WYMS transmits from the WITI TV Tower in Shorewood and has their studios inside the Radio Milwaukee Walker's Point Studios within the J.C. Busch Co. Building on 220 East Pittsburgh Avenue in the Walker's Point area, with backup facilities maintained at the former main studios in the MPS administration building (also known as the Central Services or Central Office building) on West Vliet Street in the Washington Park neighborhood. The Vliet studios continue to be maintained for school board meetings and for FCC correspondence, which remains under the purview of MPS. The public radio station announced its purchase of the new studio facility in March 2013. It includes four recording studios, among other amenities. The move was completed in August 2013, with the station's first music awards ceremony held in the winter of 2013.

==History==
Initially, WYMS ran mainstream jazz as "Jazz 89" with various ethnic programming (particularly Polka music) on the weekends, along with the standard high school radio programming and training intended by the operation of a school district radio station.

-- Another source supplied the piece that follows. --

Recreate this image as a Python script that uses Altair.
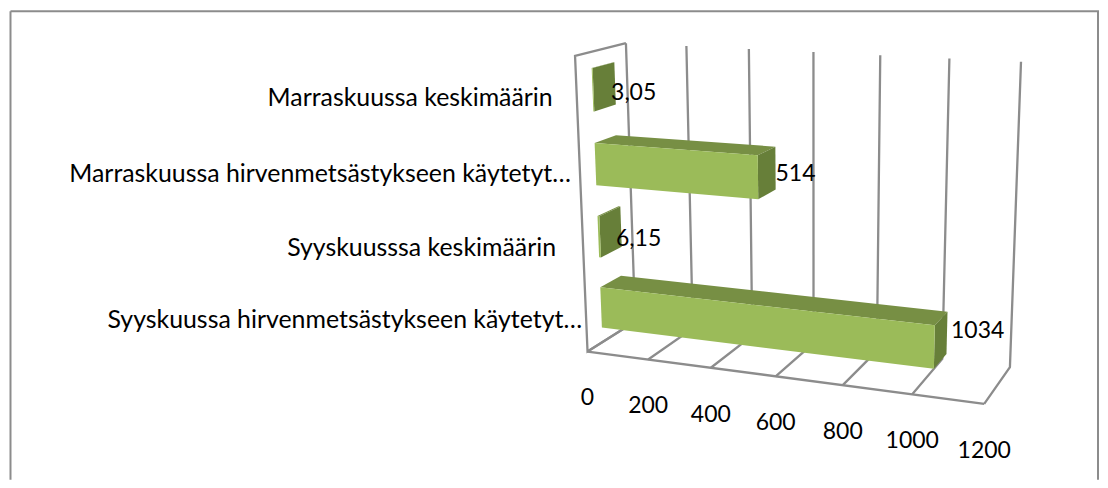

In the spring of 2002, Milwaukee Public Schools had a budget shortfall and the station's operations were handed over to WUWM at the University of Wisconsin–Milwaukee. For a short period, WYMS simulcasted WUWM's programming before switching over to syndicated mainstream jazz music after listener criticism of the duplicative programming. MPS soon offered the rights to an interest non-profit to take over WYMS's operations, with Radio Milwaukee eventually being approved by the MPS board to operate and program the station.

Under management of Radio Milwaukee, the station planned to introduce an eclectic contemporary music format. After many delays and target sign-on dates, the station dropped the automated jazz programming and began stunting on February 23, 2007. The new format officially debuted on February 26, with on-air personalities first appearing on March 5.

In May 2010 the station picked up World Cafe from WUWM after that station considered the program's music direction out of format.

In May 2016 88Nine Radio Milwaukee welcomed Glenn Kleiman as executive director. January 2019 saw WYMS officially join NPR as a member station.

On August 11, 2022, WYMS partnered with Super Hi Fi to launch an online radio station called "Rhythm Lab Radio".

In July 2025, longtime WLUM-FM morning host Jonathan Adler joined WYMS as assistant program director and nighttime host.